Information supplied →

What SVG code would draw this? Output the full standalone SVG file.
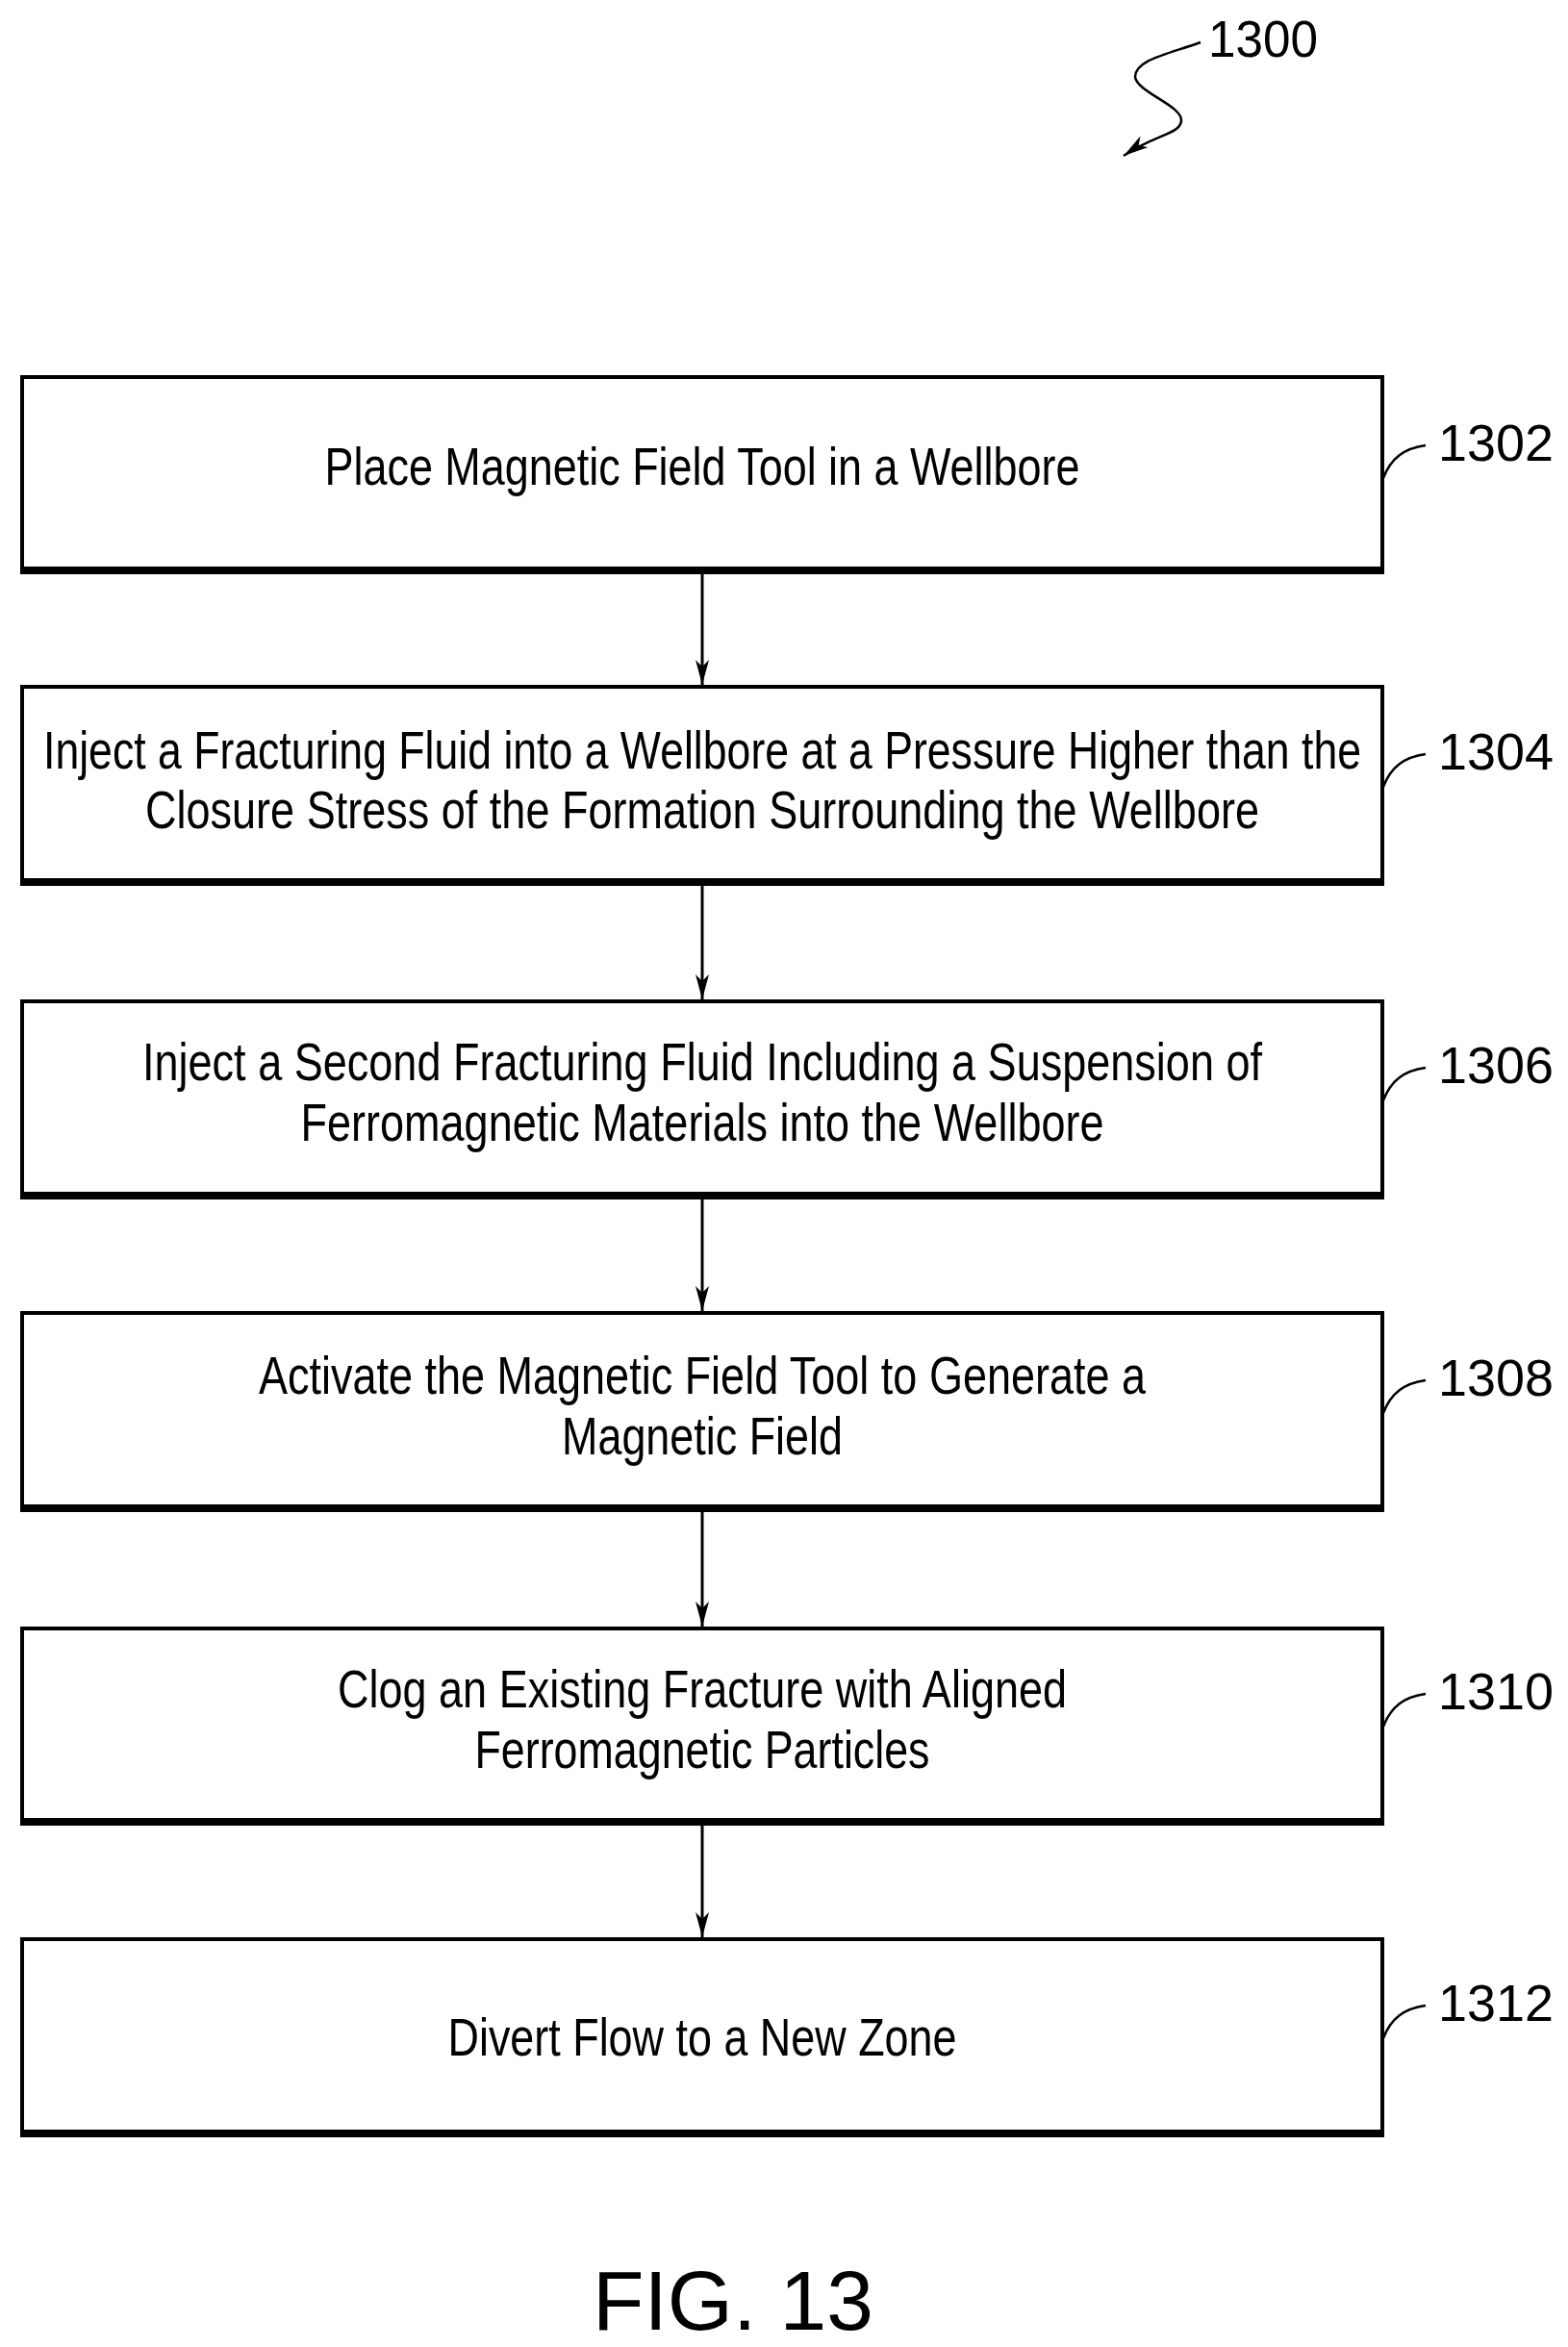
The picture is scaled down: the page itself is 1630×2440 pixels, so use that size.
<svg xmlns="http://www.w3.org/2000/svg" width="1630" height="2440" viewBox="0 0 1630 2440">
<style>
.box{fill:#fff;stroke:#000;stroke-width:4}
.bot{stroke:#000;stroke-width:8}
.t{font-family:"Liberation Sans",Arial,sans-serif;font-size:56px;fill:#000;text-anchor:middle}
.n{font-family:"Liberation Sans",Arial,sans-serif;font-size:54px;fill:#000}
.ld{fill:none;stroke:#000;stroke-width:2.5}
.c{stroke:#000;stroke-width:3;marker-end:url(#ah)}
</style>
<defs>
<marker id="ah" markerWidth="26" markerHeight="14" refX="26" refY="7" orient="auto" markerUnits="userSpaceOnUse" viewBox="0 0 26 14">
<path d="M0,0 L26,7 L0,14 L7,7 Z" fill="#000"/>
</marker>
</defs>
<rect width="1630" height="2440" fill="#fff"/>
<g id="ref1300">
<text class="n" x="1256" y="59" textLength="114" lengthAdjust="spacingAndGlyphs">1300</text>
<path class="ld" d="M1248,44 C1215,56 1180,62 1180,80 C1182,96 1230,110 1228,126 C1226,140 1200,140 1168,162" marker-end="url(#ah)"/>
</g>
<g id="n1302">
<rect class="box" x="23" y="392" width="1414" height="201"/><line class="bot" x1="21" y1="593" x2="1439" y2="593"/>
<text class="t" x="730" y="504" textLength="785" lengthAdjust="spacingAndGlyphs">Place Magnetic Field Tool in a Wellbore</text>
<path class="ld" d="M1438,497 C1446,476 1460,466 1482,463"/><text class="n" x="1495" y="479" textLength="120" lengthAdjust="spacingAndGlyphs">1302</text>
</g>
<g id="n1304">
<rect class="box" x="23" y="714" width="1414" height="203"/><line class="bot" x1="21" y1="917" x2="1439" y2="917"/>
<text class="t" x="730" y="799" textLength="1370" lengthAdjust="spacingAndGlyphs">Inject a Fracturing Fluid into a Wellbore at a Pressure Higher than the</text>
<text class="t" x="730" y="861" textLength="1158" lengthAdjust="spacingAndGlyphs">Closure Stress of the Formation Surrounding the Wellbore</text>
<path class="ld" d="M1438,818 C1446,797 1460,787 1482,784"/><text class="n" x="1495" y="800" textLength="120" lengthAdjust="spacingAndGlyphs">1304</text>
</g>
<g id="n1306">
<rect class="box" x="23" y="1041" width="1414" height="202"/><line class="bot" x1="21" y1="1243" x2="1439" y2="1243"/>
<text class="t" x="730" y="1123" textLength="1164" lengthAdjust="spacingAndGlyphs">Inject a Second Fracturing Fluid Including a Suspension of</text>
<text class="t" x="730" y="1186" textLength="835" lengthAdjust="spacingAndGlyphs">Ferromagnetic Materials into the Wellbore</text>
<path class="ld" d="M1438,1144 C1446,1123 1460,1113 1482,1110"/><text class="n" x="1495" y="1126" textLength="120" lengthAdjust="spacingAndGlyphs">1306</text>
</g>
<g id="n1308">
<rect class="box" x="23" y="1365" width="1414" height="203"/><line class="bot" x1="21" y1="1568" x2="1439" y2="1568"/>
<text class="t" x="730" y="1449" textLength="922" lengthAdjust="spacingAndGlyphs">Activate the Magnetic Field Tool to Generate a</text>
<text class="t" x="730" y="1512" textLength="292" lengthAdjust="spacingAndGlyphs">Magnetic Field</text>
<path class="ld" d="M1438,1469 C1446,1448 1460,1438 1482,1435"/><text class="n" x="1495" y="1451" textLength="120" lengthAdjust="spacingAndGlyphs">1308</text>
</g>
<g id="n1310">
<rect class="box" x="23" y="1693" width="1414" height="201"/><line class="bot" x1="21" y1="1894" x2="1439" y2="1894"/>
<text class="t" x="730" y="1775" textLength="758" lengthAdjust="spacingAndGlyphs">Clog an Existing Fracture with Aligned</text>
<text class="t" x="730" y="1838" textLength="473" lengthAdjust="spacingAndGlyphs">Ferromagnetic Particles</text>
<path class="ld" d="M1438,1795 C1446,1774 1460,1764 1482,1761"/><text class="n" x="1495" y="1777" textLength="120" lengthAdjust="spacingAndGlyphs">1310</text>
</g>
<g id="n1312">
<rect class="box" x="23" y="2016" width="1414" height="202"/><line class="bot" x1="21" y1="2218" x2="1439" y2="2218"/>
<text class="t" x="730" y="2137" textLength="529" lengthAdjust="spacingAndGlyphs">Divert Flow to a New Zone</text>
<path class="ld" d="M1438,2119 C1446,2098 1460,2088 1482,2085"/><text class="n" x="1495" y="2101" textLength="120" lengthAdjust="spacingAndGlyphs">1312</text>
</g>
<g id="connectors">
<line class="c" x1="730" y1="597" x2="730" y2="712"/>
<line class="c" x1="730" y1="921" x2="730" y2="1039"/>
<line class="c" x1="730" y1="1247" x2="730" y2="1363"/>
<line class="c" x1="730" y1="1572" x2="730" y2="1691"/>
<line class="c" x1="730" y1="1898" x2="730" y2="2014"/>
</g>
<text x="616" y="2422" font-family="Liberation Sans,Arial,sans-serif" font-size="87" textLength="292" lengthAdjust="spacingAndGlyphs">FIG. 13</text>
</svg>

Your task →
Leave out the pictures and retype every line above exactly.

Final answer →
What SVG code would draw this? Output the full standalone SVG file.
The picture is scaled down: the page itself is 1630×2440 pixels, so use that size.
<svg xmlns="http://www.w3.org/2000/svg" width="1630" height="2440" viewBox="0 0 1630 2440">
<style>
.box{fill:#fff;stroke:#000;stroke-width:4}
.bot{stroke:#000;stroke-width:8}
.t{font-family:"Liberation Sans",Arial,sans-serif;font-size:56px;fill:#000;text-anchor:middle}
.n{font-family:"Liberation Sans",Arial,sans-serif;font-size:54px;fill:#000}
.ld{fill:none;stroke:#000;stroke-width:2.5}
.c{stroke:#000;stroke-width:3;marker-end:url(#ah)}
</style>
<defs>
<marker id="ah" markerWidth="26" markerHeight="14" refX="26" refY="7" orient="auto" markerUnits="userSpaceOnUse" viewBox="0 0 26 14">
<path d="M0,0 L26,7 L0,14 L7,7 Z" fill="#000"/>
</marker>
</defs>
<rect width="1630" height="2440" fill="#fff"/>
<g id="ref1300">
<text class="n" x="1256" y="59" textLength="114" lengthAdjust="spacingAndGlyphs">1300</text>
<path class="ld" d="M1248,44 C1215,56 1180,62 1180,80 C1182,96 1230,110 1228,126 C1226,140 1200,140 1168,162" marker-end="url(#ah)"/>
</g>
<g id="n1302">
<rect class="box" x="23" y="392" width="1414" height="201"/><line class="bot" x1="21" y1="593" x2="1439" y2="593"/>
<text class="t" x="730" y="504" textLength="785" lengthAdjust="spacingAndGlyphs">Place Magnetic Field Tool in a Wellbore</text>
<path class="ld" d="M1438,497 C1446,476 1460,466 1482,463"/><text class="n" x="1495" y="479" textLength="120" lengthAdjust="spacingAndGlyphs">1302</text>
</g>
<g id="n1304">
<rect class="box" x="23" y="714" width="1414" height="203"/><line class="bot" x1="21" y1="917" x2="1439" y2="917"/>
<text class="t" x="730" y="799" textLength="1370" lengthAdjust="spacingAndGlyphs">Inject a Fracturing Fluid into a Wellbore at a Pressure Higher than the</text>
<text class="t" x="730" y="861" textLength="1158" lengthAdjust="spacingAndGlyphs">Closure Stress of the Formation Surrounding the Wellbore</text>
<path class="ld" d="M1438,818 C1446,797 1460,787 1482,784"/><text class="n" x="1495" y="800" textLength="120" lengthAdjust="spacingAndGlyphs">1304</text>
</g>
<g id="n1306">
<rect class="box" x="23" y="1041" width="1414" height="202"/><line class="bot" x1="21" y1="1243" x2="1439" y2="1243"/>
<text class="t" x="730" y="1123" textLength="1164" lengthAdjust="spacingAndGlyphs">Inject a Second Fracturing Fluid Including a Suspension of</text>
<text class="t" x="730" y="1186" textLength="835" lengthAdjust="spacingAndGlyphs">Ferromagnetic Materials into the Wellbore</text>
<path class="ld" d="M1438,1144 C1446,1123 1460,1113 1482,1110"/><text class="n" x="1495" y="1126" textLength="120" lengthAdjust="spacingAndGlyphs">1306</text>
</g>
<g id="n1308">
<rect class="box" x="23" y="1365" width="1414" height="203"/><line class="bot" x1="21" y1="1568" x2="1439" y2="1568"/>
<text class="t" x="730" y="1449" textLength="922" lengthAdjust="spacingAndGlyphs">Activate the Magnetic Field Tool to Generate a</text>
<text class="t" x="730" y="1512" textLength="292" lengthAdjust="spacingAndGlyphs">Magnetic Field</text>
<path class="ld" d="M1438,1469 C1446,1448 1460,1438 1482,1435"/><text class="n" x="1495" y="1451" textLength="120" lengthAdjust="spacingAndGlyphs">1308</text>
</g>
<g id="n1310">
<rect class="box" x="23" y="1693" width="1414" height="201"/><line class="bot" x1="21" y1="1894" x2="1439" y2="1894"/>
<text class="t" x="730" y="1775" textLength="758" lengthAdjust="spacingAndGlyphs">Clog an Existing Fracture with Aligned</text>
<text class="t" x="730" y="1838" textLength="473" lengthAdjust="spacingAndGlyphs">Ferromagnetic Particles</text>
<path class="ld" d="M1438,1795 C1446,1774 1460,1764 1482,1761"/><text class="n" x="1495" y="1777" textLength="120" lengthAdjust="spacingAndGlyphs">1310</text>
</g>
<g id="n1312">
<rect class="box" x="23" y="2016" width="1414" height="202"/><line class="bot" x1="21" y1="2218" x2="1439" y2="2218"/>
<text class="t" x="730" y="2137" textLength="529" lengthAdjust="spacingAndGlyphs">Divert Flow to a New Zone</text>
<path class="ld" d="M1438,2119 C1446,2098 1460,2088 1482,2085"/><text class="n" x="1495" y="2101" textLength="120" lengthAdjust="spacingAndGlyphs">1312</text>
</g>
<g id="connectors">
<line class="c" x1="730" y1="597" x2="730" y2="712"/>
<line class="c" x1="730" y1="921" x2="730" y2="1039"/>
<line class="c" x1="730" y1="1247" x2="730" y2="1363"/>
<line class="c" x1="730" y1="1572" x2="730" y2="1691"/>
<line class="c" x1="730" y1="1898" x2="730" y2="2014"/>
</g>
<text x="616" y="2422" font-family="Liberation Sans,Arial,sans-serif" font-size="87" textLength="292" lengthAdjust="spacingAndGlyphs">FIG. 13</text>
</svg>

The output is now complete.